Matthew Fletcher

Matthew Fletcher

LECTURE
Matthew Fletcher

Modernising Magic(k): Aleister Crowley and the Invention of Scientific Illuminism

The year is 1923, the place, Paris. The English magician Aleister Crowley has concocted a money-making scheme involving ceremonial magic, a spirit conjured from the seventeenth-century grimoire, The Lesser Key of Solomon, and what appears to be a two-way radio set up. The focal point of the ritual is to be a brazen head into which Crowley has previously conjured a goetic spirit, with the purpose of having the head speak oracular wisdom to supplicants, facilitated by the latest in wireless technology – once the latter have made the necessary oblations and (monetary) offerings.
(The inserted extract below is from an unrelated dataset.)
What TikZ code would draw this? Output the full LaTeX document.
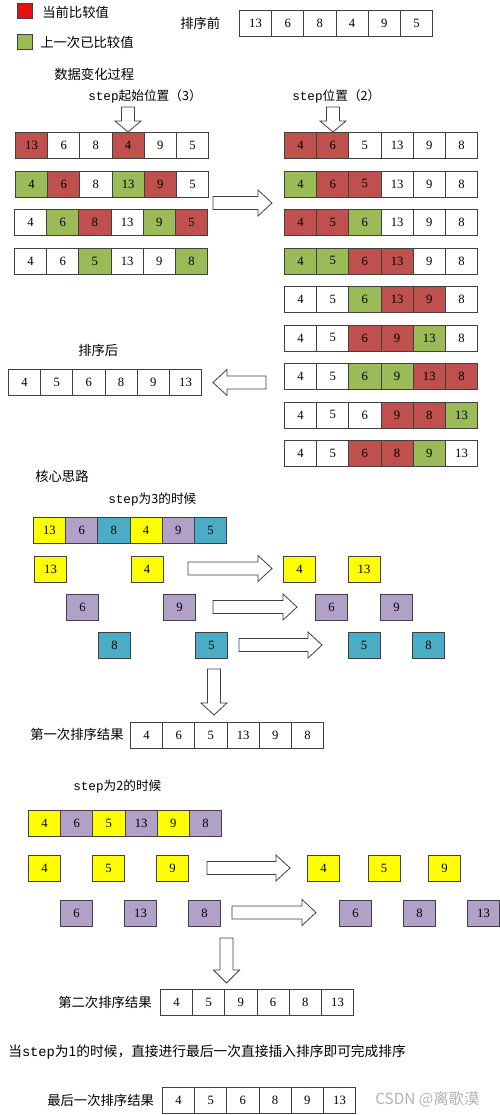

As a microcosm of Crowley’s engagement with science, the above ritual – an almost modernist take on the classic story of Roger Bacon and the Brazen Head – captures several broad themes in Crowley’s approach to ritual magic, including the importance of taxonomy, the re-conceptualizing of the process of initiation, and the re-envisioning of ceremonial magic ritual as experimental.

I examine Crowley’s engagement with Victorian science in constructing the modernising system of Scientific Illuminism, as encapsulated in his Golden Dawn successor order, the A.A. Building on recent scholarship, I argue that Crowley’s approach was emphatically not a simple usage of scientific terminology as a legitimatizing strategy but rather a genuine attempt to incorporate scientific methodology into occultist practice. However, I also problematize Crowley’s engagement with science, examining how the uneasy alliance he struck between empiricism and revelation led to the construction of innovative ritual forms, notably incorporating significant inversions of ‘traditional’ practice. In so doing, I also contest certain normative judgements that have leached into scholarship with regard to Crowley’s approach to ritual magic.

Bio

Matthew Fletcher is a doctoral student at the University of Bristol, currently working towards a PhD in History under Ronald Hutton. His thesis explores developments in ritual magic in England post Golden Dawn. He is a graduate of the University of St Andrews, with a first class honours degree in English Literature and German. He has published in Aries (‘The Cardinal Importance of Names: Aleister Crowley and the Creation of a Tarot for the New Aeon’/2020) and in Magic, Ritual, and Witchcraft (‘Inventing a Modern Ritual Magic Text: Assembling and (Dis)Assembling Liber Israfel’/2022). His essay ‘Reviving Ancient Ritual: Florence Farr’s Egyptianising Rites and the Invention of a New Type of Magic’ is forthcoming in Pomegranate.